Magazin des mündigen Verbrauchers

Von Winfried Sträter |
Während Anbieter von Waren und Dienstleistungen immer wieder gerichtlich gegen die Stiftung Warentest zu Felde ziehen, genießt das unabhängige Institut bei den Verbrauchern hohes Ansehen. Immerhin 96 Prozent der Deutschen kennen die Stiftung Warentest und rund ein Drittel verlässt sich bei Kaufentscheidungen auf ihre Testergebnisse. Vor 40 Jahren wurde die Stiftung Warentest gegründet und veröffentlicht seitdem ihre Qualitätsprüfungen im "test".
Im Januar dieses Jahres hatte Franz Beckenbauer, der Präsident des Organisationskomitees für die Fußball-Weltmeisterschaft, einen seiner berühmt-berüchtigten Wutausbrüche. Der Anlass: Die Stiftung Warentest hatte die Sicherheit der WM-Stadien untersucht und Mängel entdeckt. Vor allem in Paniksituationen seien nicht alle Stadien sicher. Franz Beckenbauer polterte, ihm reiche es jetzt mit dem Heer der Besserwisser und Wichtigtuer, die Stiftung Warentest sei normalerweise für Gesichtscreme und Toilettenpapier zuständig; was sie sich hier erlaube, sei eine Frechheit.

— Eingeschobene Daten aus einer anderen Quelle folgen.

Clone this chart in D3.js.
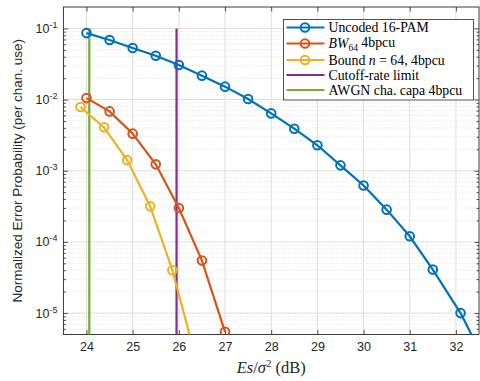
<!DOCTYPE html>
<html>
<head>
<meta charset="utf-8">
<script src="https://cdn.jsdelivr.net/npm/d3@7"></script>
<style>
  body { margin: 0; background: #fff; }
  svg { display: block; }
</style>
</head>
<body>
<svg width="480" height="381"></svg>
<script>
// data
const esUncoded = [24, 24.5, 25, 25.5, 26, 26.5, 27, 27.5, 28, 28.5, 29, 29.5, 30, 30.5, 31, 31.5, 32.1, 32.6];
const peUncoded = [0.086, 0.0687, 0.0531, 0.0414, 0.0306, 0.0217, 0.0152, 0.0102, 0.0064, 0.0039, 0.00228, 0.00119,
                   6.2e-4, 2.84e-4, 1.2e-4, 4.08e-5, 1.0e-5, 2.3e-6];
const esBW = [24, 24.5, 25, 25.5, 26, 26.5, 27];
const peBW = [0.0105, 0.00682, 0.00332, 0.00123, 3.0e-4, 5.46e-5, 5.45e-6];
const esBound = [23.87, 24.38, 24.88, 25.38, 25.86, 26.37];
const peBound = [0.00787, 0.00407, 0.00141, 3.16e-4, 4.0e-5, 2.3e-6];
const cutoffX = 25.95;
const capaX = 24.06;
const vlineTop = 0.1;
const xTicks = [24, 25, 26, 27, 28, 29, 30, 31, 32];
const yTickExp = [-5, -4, -3, -2, -1];

const svg = d3.select('svg');
const margin = { top: 7, right: 1, bottom: 46.5, left: 63.4 };
const width = 480 - margin.left - margin.right;
const height = 381 - margin.top - margin.bottom;
const axisColor = '#262626';

const x = d3.scaleLinear().domain([23.5, 32.5]).range([0, width]);
const y = d3.scaleLog().domain([5e-6, 0.2]).range([height, 0]);

const g = svg.append('g').attr('transform', `translate(${margin.left},${margin.top})`);

svg.append('defs').append('clipPath').attr('id', 'clip')
  .append('rect').attr('width', width).attr('height', height);

// minor y values
const minorY = [];
for (let e = -6; e <= -1; e++) {
  for (let k = 2; k <= 9; k++) {
    const v = k * Math.pow(10, e);
    if (v > y.domain()[0] && v < y.domain()[1]) minorY.push(v);
  }
}
const majorY = yTickExp.map(e => Math.pow(10, e));

// grid
const grid = g.append('g');
grid.selectAll('.minor').data(minorY).enter().append('line')
  .attr('x1', 0).attr('x2', width)
  .attr('y1', d => y(d)).attr('y2', d => y(d))
  .attr('stroke', '#d4d4d4').attr('stroke-width', 0.8).attr('stroke-dasharray', '1,2');
grid.selectAll('.majy').data(majorY).enter().append('line')
  .attr('x1', 0).attr('x2', width)
  .attr('y1', d => y(d)).attr('y2', d => y(d))
  .attr('stroke', '#dedede').attr('stroke-width', 1);
grid.selectAll('.majx').data(xTicks).enter().append('line')
  .attr('y1', 0).attr('y2', height)
  .attr('x1', d => x(d)).attr('x2', d => x(d))
  .attr('stroke', '#dedede').attr('stroke-width', 1);

// axes (ticks inside, on all four sides)
const tickLen = 4.5;
const xAxisB = g.append('g').attr('transform', `translate(0,${height})`)
  .call(d3.axisBottom(x).tickValues(xTicks).tickSizeInner(-tickLen).tickSizeOuter(0).tickPadding(8));
const xAxisT = g.append('g')
  .call(d3.axisTop(x).tickValues(xTicks).tickSizeInner(-tickLen).tickSizeOuter(0).tickFormat(''));
const yAxisL = g.append('g')
  .call(d3.axisLeft(y).tickValues(majorY).tickSizeInner(-tickLen).tickSizeOuter(0).tickFormat(''));
const yAxisR = g.append('g').attr('transform', `translate(${width},0)`)
  .call(d3.axisRight(y).tickValues(majorY).tickSizeInner(-tickLen).tickSizeOuter(0).tickFormat(''));
const yMinL = g.append('g')
  .call(d3.axisLeft(y).tickValues(minorY).tickSizeInner(-2.5).tickSizeOuter(0).tickFormat(''));
const yMinR = g.append('g').attr('transform', `translate(${width},0)`)
  .call(d3.axisRight(y).tickValues(minorY).tickSizeInner(-2.5).tickSizeOuter(0).tickFormat(''));

[xAxisB, xAxisT, yAxisL, yAxisR, yMinL, yMinR].forEach(a => {
  a.select('.domain').remove();
  a.selectAll('line').attr('stroke', axisColor).attr('stroke-width', 0.8);
});
xAxisB.selectAll('text')
  .attr('font-family', 'Liberation Sans, Arial, sans-serif')
  .attr('font-size', 12.5).attr('fill', axisColor);

// y tick labels 10^e
yAxisL.selectAll('.tick').each(function(d) {
  const t = d3.select(this).append('text')
    .attr('x', -6).attr('dy', '0.4em').attr('text-anchor', 'end')
    .attr('font-family', 'Liberation Sans, Arial, sans-serif')
    .attr('fill', axisColor);
  t.append('tspan').attr('font-size', 12.5).text('10');
  t.append('tspan').attr('font-size', 9).attr('dy', '-0.55em')
    .text(Math.round(Math.log10(d)));
});

// plot frame
g.append('rect').attr('width', width).attr('height', height)
  .attr('fill', 'none').attr('stroke', axisColor).attr('stroke-width', 0.9);

// series
const series = [
  { name: 'uncoded', xs: esUncoded, ys: peUncoded, color: '#0072BD' },
  { name: 'bw', xs: esBW, ys: peBW, color: '#D95319' },
  { name: 'bound', xs: esBound, ys: peBound, color: '#EDB120' }
];
const plot = g.append('g').attr('clip-path', 'url(#clip)');
const line = d3.line().x(d => x(d[0])).y(d => y(d[1]));

// vertical limits
plot.append('path')
  .attr('d', line([[capaX, vlineTop], [capaX, 1e-6]]))
  .attr('stroke', '#77AC30').attr('stroke-width', 2.2).attr('fill', 'none');
plot.append('path')
  .attr('d', line([[cutoffX, vlineTop], [cutoffX, 1e-6]]))
  .attr('stroke', '#7E2F8E').attr('stroke-width', 2.2).attr('fill', 'none');

series.forEach(s => {
  const pts = s.xs.map((v, i) => [v, s.ys[i]]);
  plot.append('path').attr('d', line(pts))
    .attr('stroke', s.color).attr('stroke-width', 2.2).attr('fill', 'none');
  plot.selectAll(null).data(pts).enter().append('circle')
    .attr('cx', d => x(d[0])).attr('cy', d => y(d[1])).attr('r', 4.3)
    .attr('fill', 'none').attr('stroke', s.color).attr('stroke-width', 2);
});

// legend
const serif = 'Liberation Serif, Times New Roman, serif';
const leg = svg.append('g').attr('transform', 'translate(283.5,19.5)');
leg.append('rect').attr('width', 190).attr('height', 80.5)
  .attr('fill', '#fff').attr('stroke', axisColor).attr('stroke-width', 0.8);
const legItems = [
  { color: '#0072BD', marker: true },
  { color: '#D95319', marker: true },
  { color: '#EDB120', marker: true },
  { color: '#7E2F8E', marker: false },
  { color: '#77AC30', marker: false }
];
const rowY = [8, 24, 40.5, 55.5, 70.5];
legItems.forEach((it, i) => {
  const r = leg.append('g').attr('transform', `translate(0,${rowY[i]})`);
  r.append('line').attr('x1', 3).attr('x2', 41).attr('stroke', it.color).attr('stroke-width', 2.2);
  if (it.marker) r.append('circle').attr('cx', 21.5).attr('r', 4.3)
    .attr('fill', 'none').attr('stroke', it.color).attr('stroke-width', 2);
});
function legText(i) {
  return leg.append('text').attr('x', 45).attr('y', rowY[i]).attr('dy', '0.35em')
    .attr('font-family', serif).attr('font-size', 13.8).attr('fill', '#000');
}
legText(0).text('Uncoded 16-PAM');
const t1 = legText(1);
t1.append('tspan').attr('font-style', 'italic').text('BW');
t1.append('tspan').attr('font-size', 9.5).attr('dy', '0.3em').text('64');
t1.append('tspan').attr('dy', '-0.3em').text(' 4bpcu');
const t2 = legText(2);
t2.append('tspan').text('Bound ');
t2.append('tspan').attr('font-style', 'italic').text('n');
t2.append('tspan').text(' = 64, 4bpcu');
legText(3).text('Cutoff-rate limit');
legText(4).text('AWGN cha. capa 4bpcu');

// axis labels
svg.append('text')
  .attr('transform', `translate(22,${margin.top + height / 2}) rotate(-90)`)
  .attr('text-anchor', 'middle')
  .attr('font-family', 'Liberation Sans, Arial, sans-serif')
  .attr('font-size', 13.5).attr('fill', axisColor)
  .text('Normalized Error Probability (per chan. use)');

const xl = svg.append('text')
  .attr('x', margin.left + width / 2).attr('y', 373)
  .attr('text-anchor', 'middle')
  .attr('font-family', serif).attr('font-size', 16.5).attr('fill', axisColor);
xl.append('tspan').attr('font-style', 'italic').text('Es');
xl.append('tspan').text('/');
xl.append('tspan').attr('font-style', 'italic').text('σ');
xl.append('tspan').attr('font-size', 11).attr('dy', '-0.55em').text('2');
xl.append('tspan').attr('dy', '0.37em').text(' (dB)');
</script>
</body>
</html>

Die Stiftung Warentest war etwas überrascht über derart aggressive Reaktionen auf ihre Studie – aber im Grunde war das nichts Neues. Immer wenn sie Waren und Dienstleistungen auf ihre Qualität hin untersucht und die Ergebnisse in den Test-Heften veröffentlicht, bewegt sie sich auf vermintem Gelände. Schlechte Testergebnisse erfreuen keinen Hersteller und keinen Anbieter von Dienstleistungen. Im Zweifelsfall werden die Gerichte angerufen – denn an den schlechten Ergebnissen ist selbstverständlich nicht der Hersteller, sondern die Stiftung Warentest schuld.

Eigentlich sollte es die Stiftung gar nicht geben. Das fand schon die bundesdeutsche Industrie in den 50er Jahren, als die Gründung einer solchen Stiftung diskutiert wurde.

"Die Hersteller sind ... zu entsprechenden Anstrengungen und Qualitätsprüfungen genötigt. Sie unterrichten auch die Verbraucher in ausreichendem Maße durch Prospekte, Anzeigen und sonstige Werbung über die Eigenschaften und Verwendbarkeit der Geräte."

Mit diesen Argumenten wandte sich der Bundesverband der Deutschen Industrie gegen die Gründung eines unabhängigen Warentests. Bundeswirtschaftsminister Ludwig Erhard aber kämpfte für die Stiftung – denn die war für ihn ein Element der Marktwirtschaft, zu der ein mündiger Verbraucher gehörte:

"Er soll wach sein, er soll auf dem Markt sich nicht so benehmen wie ein Lamm, das zur Schlachtbank geführt wird, sondern soll erkennen lassen, dass er Widerstand leistet gegen allzu leichtfertige Bewegungen im Markt. Er soll sich nicht darüber ärgern, wenn irgendwo etwas teurer ist, sonder soll sich darüber freuen, dass es auch billigere Einkaufsmöglichkeiten gibt. Er soll wählen. Er soll seiner Verärgerung, wenn sie so wollen, Luft machen. Sie sollen spüren, dass sie es nicht mehr mit einer fühllosen Masse zu tun haben, sondern mit bewusst gewordenen Verbrauchern."

Es dauerte Jahre, bis der Widerstand der Industrie gegen eine unabhängige Warentest-Institution überwunden war. 1962 verkündete Bundeskanzler Adenauer in seiner Regierungserklärung:

""Der Bundesminister für Wirtschaft wurde beauftragt, möglichst bald die Errichtung einer Körperschaft für neutrale Warenteste zu veranlassen." (Applaus)"

Ein erster Versuch hatte gezeigt, wie groß das Interesse der Verbraucher war: Seit 1961 erschien die Zeitschrift "DM" mit Testergebnissen. Die Hefte fanden reißenden Absatz – aber die Industrie überzog die Tester mit so vielen Prozessen, dass die Zeitschrift eingestellt werden musste. 1964 setzte die Bundesregierung schließlich die Gründung der Stiftung Warentest durch, und zwei Jahre später erschien die erste Ausgabe der Zeitschrift "test", deren Auflage von 200.000 auf über 700.000 gestiegen ist. Auseinandersetzungen um Testverfahren und -ergebnisse endeten immer wieder vor Gericht – aber in mehreren Grundsatzurteilen bestätigte der Bundesgerichtshof die Arbeit der Warentester.